VJ42 writes "With the 2010 UK general election fast approaching, the Pirate Party of the United Kingdom will be fielding elections for the first time. The Digital Economy bill and ACTA are hot topics for UK geeks, and the Pirate Party is looking to pick up some votes. Their leader, Andrew Robinson, has agreed to answer your questions. Normal Slashdot interview rules apply."

4 of 391 comments (clear)

  1. Legitimacy of the Pirate Party? by Anonymous Coward · · Score: -1, Troll

    Andrew, what do you have to say to pundits and critics who argue that the Pirate Party is an immature, self-defeating organization run by low-income manchildren who do not understand the size or scope of the actual problems involved in intellectual property and copyrights? Do you deny that choosing the name "Pirate Party" is a deliberate attempt to pander to a generation of mouth-breathing, spoiled shut-ins who have never done an honest day's work in their life? And, given the fact that piracy hurts content producers, legitimate customers, and even pirates in the long-term since its an unsustainable and selfish practice that produces nothing of value and contributes nothing to society, would you say that your movement is more of a cancerous tumor, or rather an infected wound? Thank you.
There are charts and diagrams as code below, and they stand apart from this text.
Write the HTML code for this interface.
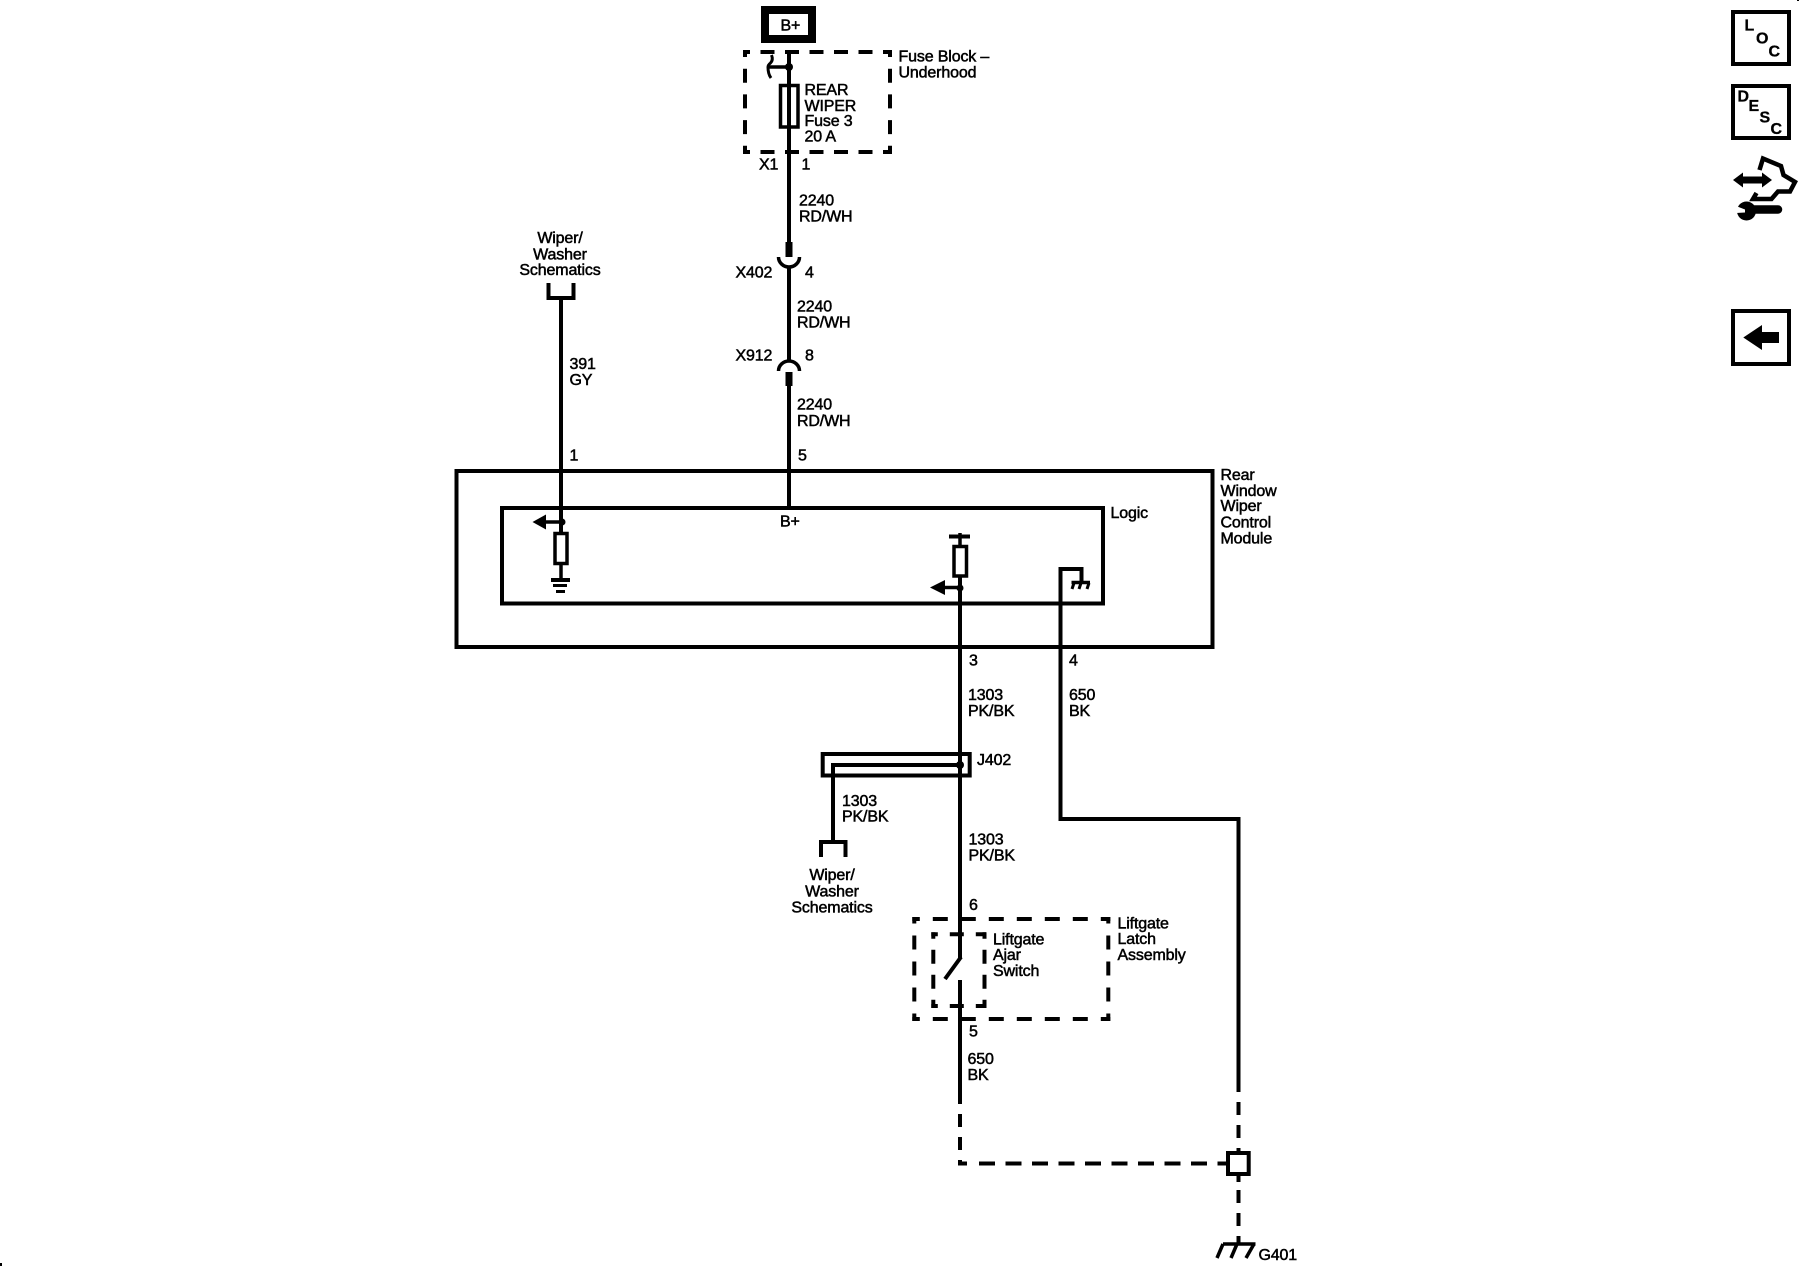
<!DOCTYPE html>
<html><head><meta charset="utf-8"><title>Rear Window Wiper Schematic</title>
<style>
html,body{margin:0;padding:0;background:#fff;width:1800px;height:1280px;overflow:hidden}
svg{display:block}
text{font-family:"Liberation Sans",sans-serif;font-size:16px;letter-spacing:-.15px;fill:#000;stroke:#000;stroke-width:.5px}
.w{fill:none;stroke:#000;stroke-width:4}
.t{stroke-width:3.5}
.n{fill:none;stroke:#000;stroke-width:4}
.b{font-weight:bold;stroke-width:.3px;letter-spacing:0}
.m{text-anchor:middle}
</style></head><body>
<svg width="1800" height="1280" viewBox="0 0 1800 1280" xmlns="http://www.w3.org/2000/svg">
<rect x="0" y="1263" width="2" height="3" fill="#000"/>
<rect x="1797" y="0" width="2" height="1" fill="#000"/>

<!-- B+ -->
<rect x="765" y="10" width="47" height="29" fill="none" stroke="#000" stroke-width="8"/>
<text x="780.500" y="30.500">B+</text>

<!-- Fuse block dashed -->
<g class="n" stroke-dashoffset="7">
<line x1="743" y1="52" x2="892" y2="52" class="n" stroke-dasharray="14 10.5"/>
<line x1="743" y1="152" x2="892" y2="152" class="n" stroke-dasharray="14 10.5"/>
<line x1="745" y1="50" x2="745" y2="154" class="n" stroke-dasharray="14 11.7"/>
<line x1="890" y1="50" x2="890" y2="154" class="n" stroke-dasharray="14 11.7"/>
</g>

<!-- Main B+ wire -->
<line x1="789" y1="50" x2="789" y2="242" class="w"/>
<rect x="785.500" y="242" width="7" height="15" fill="#000"/>
<path d="M771.500 55q2 5-1 8q-2.500 2-2.500 4q0 7 3 11" class="w" style="stroke-width:3"/>
<line x1="769" y1="67" x2="789" y2="67" class="w t"/>
<circle cx="789" cy="67" r="4" fill="#000"/>
<rect x="780.500" y="85.500" width="17.500" height="41.500" fill="#fff" stroke="#000" stroke-width="3.500"/>
<line x1="789" y1="85" x2="789" y2="127" class="w"/>
<path d="M778.500 257a10.500 10 0 0 0 21 0" class="w t"/>
<line x1="789" y1="266" x2="789" y2="362" class="w"/>
<path d="M778.500 371a10.500 10 0 0 1 21 0" class="w t"/>
<rect x="785.500" y="372" width="7" height="14" fill="#000"/>
<line x1="789" y1="385" x2="789" y2="509" class="w"/>

<!-- Left wire -->
<path d="M548.500 283v15h25v-15" class="w"/>
<line x1="561" y1="298" x2="561" y2="532" class="w"/>

<!-- Boxes -->
<rect x="456.500" y="471" width="756" height="176" class="w"/>
<rect x="502" y="508" width="601" height="95.500" class="w"/>

<!-- Left pull-down -->
<circle cx="562" cy="522" r="3.500" fill="#000"/>
<line x1="545" y1="522" x2="562" y2="522" class="w t"/>
<polygon points="532.500,522 546,514.500 546,529.500" fill="#000"/>
<rect x="555" y="533.500" width="12" height="30" fill="#fff" stroke="#000" stroke-width="3.500"/>
<line x1="561" y1="565" x2="561" y2="580" class="w t"/>
<line x1="551" y1="580" x2="570" y2="580" class="w"/>
<line x1="553" y1="585.500" x2="567" y2="585.500" class="w" style="stroke-width:3"/>
<line x1="556" y1="591.500" x2="565" y2="591.500" class="w" style="stroke-width:3"/>

<!-- Right pull-up -->
<line x1="960" y1="533" x2="960" y2="546" class="w t"/>
<line x1="949" y1="536.500" x2="970" y2="536.500" class="w"/>
<rect x="954" y="546.500" width="12.500" height="29.500" fill="#fff" stroke="#000" stroke-width="3.500"/>
<circle cx="960" cy="588" r="3.500" fill="#000"/>
<line x1="945" y1="587.500" x2="960" y2="587.500" class="w t"/>
<polygon points="930,587.500 945,580 945,595" fill="#000"/>
<line x1="960" y1="577" x2="960" y2="958" class="w"/>

<!-- Logic ground wire -->
<path d="M1060.500 819V569h21v13" class="w"/>
<line x1="1071.500" y1="582.500" x2="1090" y2="582.500" class="w t"/>
<path d="M1074 583l-2 6M1081 583l-2 6M1089 583l-2 6" class="w" style="stroke-width:3"/>
<path d="M1058.500 819H1238.500V1092" class="w"/>

<!-- J402 -->
<rect x="822.700" y="754" width="147" height="21.500" class="w"/>
<path d="M833 842V765H960" class="w"/>
<circle cx="960" cy="765" r="4" fill="#000"/>
<path d="M821 857v-15h24.500v15" class="w"/>

<!-- Switch -->
<line x1="961" y1="957" x2="945" y2="979" class="w"/>
<line x1="960" y1="980" x2="960" y2="1104" class="w"/>
<line x1="960" y1="1114" x2="960" y2="1163.500" class="w" stroke-dasharray="13 10"/>
<line x1="958" y1="1163.500" x2="1226" y2="1163.500" class="w" stroke-dasharray="9 12 16 10.500 16 10.500 16 10.500 16 10.500 16 10.500 16 10.500 16 10.500 16 10.500 16 10.500 16 10.500"/>

<!-- Outer dashed -->
<g stroke-dashoffset="7.500">
<line x1="912.300" y1="919" x2="1110.300" y2="919" class="n" stroke-dasharray="15 13"/>
<line x1="912.300" y1="1019" x2="1110.300" y2="1019" class="n" stroke-dasharray="15 13"/>
<line x1="914.300" y1="917" x2="914.300" y2="1021" class="n" stroke-dasharray="14 12"/>
<line x1="1108.300" y1="917" x2="1108.300" y2="1021" class="n" stroke-dasharray="14 12"/>
<line x1="931.300" y1="934.300" x2="986" y2="934.300" class="n" stroke-dasharray="14 12"/>
<line x1="931.300" y1="1006" x2="986" y2="1006" class="n" stroke-dasharray="14 12"/>
<line x1="933.300" y1="932.300" x2="933.300" y2="1008" class="n" stroke-dasharray="14 11"/>
<line x1="984.500" y1="932.300" x2="984.500" y2="1008" class="n" stroke-dasharray="14 11"/>
</g>

<!-- Splice -->
<line x1="1238.500" y1="1102" x2="1238.500" y2="1152" class="w" stroke-dasharray="13 10"/>
<rect x="1228" y="1153" width="20.700" height="21" fill="#fff" stroke="#000" stroke-width="4"/>
<line x1="1238.500" y1="1176" x2="1238.500" y2="1182" class="w"/>
<line x1="1238.500" y1="1190" x2="1238.500" y2="1243" class="w" stroke-dasharray="13 10"/>
<line x1="1223" y1="1244" x2="1255.500" y2="1244" class="w t"/>
<path d="M1223 1244l-6 14M1237 1244l-6 14M1254 1244l-8 14" class="w t"/>

<!-- Labels -->
<text x="898.500" y="61.500">Fuse Block –</text>
<text x="898.500" y="77.300">Underhood</text>
<text x="804.500" y="95">REAR</text>
<text x="804.500" y="111">WIPER</text>
<text x="804.500" y="126">Fuse 3</text>
<text x="804.500" y="141.700">20 A</text>
<text x="759" y="169.300">X1</text>
<text x="801.500" y="169.300">1</text>
<text x="799" y="205.700">2240</text>
<text x="799" y="221.700">RD/WH</text>
<text x="735.500" y="277.700">X402</text>
<text x="805" y="277.700">4</text>
<text x="797" y="311.700">2240</text>
<text x="797" y="327.300">RD/WH</text>
<text x="735.500" y="360.700">X912</text>
<text x="805" y="360.700">8</text>
<text x="797" y="409.300">2240</text>
<text x="797" y="426">RD/WH</text>
<text x="560" y="243" class="m">Wiper/</text>
<text x="560" y="259.300" class="m">Washer</text>
<text x="560" y="275" class="m">Schematics</text>
<text x="569.500" y="369">391</text>
<text x="569.500" y="385">GY</text>
<text x="569.500" y="460.700">1</text>
<text x="798" y="460.700">5</text>
<text x="780" y="526.700">B+</text>
<text x="1110.500" y="518">Logic</text>
<text x="1220.500" y="480">Rear</text>
<text x="1220.500" y="496">Window</text>
<text x="1220.500" y="511">Wiper</text>
<text x="1220.500" y="527.300">Control</text>
<text x="1220.500" y="543.300">Module</text>
<text x="969" y="665.700">3</text>
<text x="1069" y="665.700">4</text>
<text x="968" y="700">1303</text>
<text x="968" y="716">PK/BK</text>
<text x="1069" y="700">650</text>
<text x="1069" y="716">BK</text>
<text x="977" y="765">J402</text>
<text x="842" y="806">1303</text>
<text x="842" y="821.700">PK/BK</text>
<text x="968.500" y="844.300">1303</text>
<text x="968.500" y="860.700">PK/BK</text>
<text x="832" y="880" class="m">Wiper/</text>
<text x="832" y="896.700" class="m">Washer</text>
<text x="832" y="912.300" class="m">Schematics</text>
<text x="969" y="910">6</text>
<text x="1117.500" y="928.300">Liftgate</text>
<text x="1117.500" y="944">Latch</text>
<text x="1117.500" y="960">Assembly</text>
<text x="993" y="944.300">Liftgate</text>
<text x="993" y="960">Ajar</text>
<text x="993" y="976">Switch</text>
<text x="969" y="1036.700">5</text>
<text x="967.500" y="1064">650</text>
<text x="967.500" y="1080">BK</text>
<text x="1258.500" y="1260">G401</text>

<!-- Right icons -->
<rect x="1733" y="12" width="56" height="52" class="w"/>
<text x="1744.500" y="30.700" class="b">L</text>
<text x="1756" y="43.300" class="b">O</text>
<text x="1768.500" y="56.700" class="b">C</text>
<rect x="1733" y="86" width="56" height="52" class="w"/>
<text x="1737.500" y="101.700" class="b">D</text>
<text x="1748.500" y="111" class="b">E</text>
<text x="1759.500" y="122.700" class="b">S</text>
<text x="1770.500" y="134" class="b">C</text>

<path d="M1759.500 170L1763 158.500L1781 166L1783.500 175L1795 182L1790 191.500L1778 191.500L1771.500 199L1753 199L1756.500 193" class="w" style="stroke-width:4.500"/>
<polygon points="1733,180 1743,172.500 1743,176.500 1762,176.500 1762,172.500 1772,180 1762,187.500 1762,183.500 1743,183.500 1743,187.500" fill="#000"/>
<line x1="1752" y1="209.500" x2="1778" y2="209.500" stroke="#000" stroke-width="8.500" stroke-linecap="round"/>
<circle cx="1746.500" cy="211" r="9.500" fill="#000"/>
<polygon points="1736,206 1745,209.500 1745,212.500 1736,213" fill="#fff"/>

<rect x="1733" y="311" width="56" height="53" class="w"/>
<polygon points="1743.300,337.500 1762,325 1762,332 1779,332 1779,343 1762,343 1762,350" fill="#000"/>
</svg>
</body></html>
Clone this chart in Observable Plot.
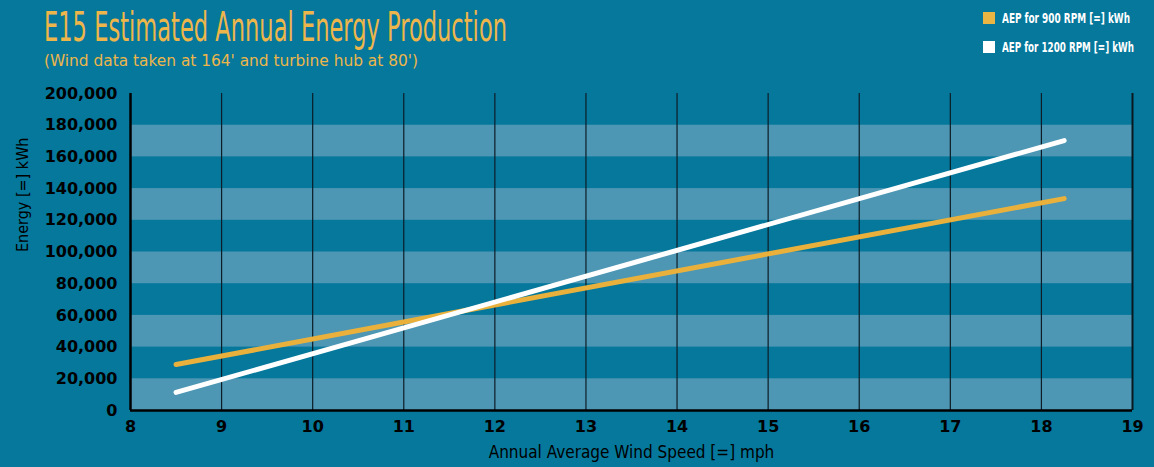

  2. Re:Money by Anonymous Coward · · Score: -1, Troll

    Curious. As you touch on your first, second and fourth bullet points, financial support or remuneration is necessary for most serious creative endeavours. So why be insulting when someone manages to point this out in a rather more concise ten word post? And in support of your own argument, no less.

    Do you impress yourself with all the words you know? Does the Socratic method confuse you?

  3. Re:Forcing authors to lose rights over work by FriendlyLurker · · Score: 0, Troll

    shouldn't content producers, artists, programmers, and basically anyone producing something have a right to their work?

    A loaded question. Of course they should have a right to their work - that is not the question. The real question is: should media content producers have the right to profit off the artificial scarcity of digital goods?
    When the cost to copy digital content is fixed, why should they have the right to charge for each digital copy as if it is a scarce item at many thousands of percent markup over the price to copy that item?

  4. Re:Monster Raving Loony Party by Cederic · · Score: 0, Troll

    UKIP are not a far right or far left party. They are (as you highlight) a single issue party.

    I'll happily vote UKIP, and I'll happily take up arms against the BNP. Putting them both in the same category is naive and/or disingenuous.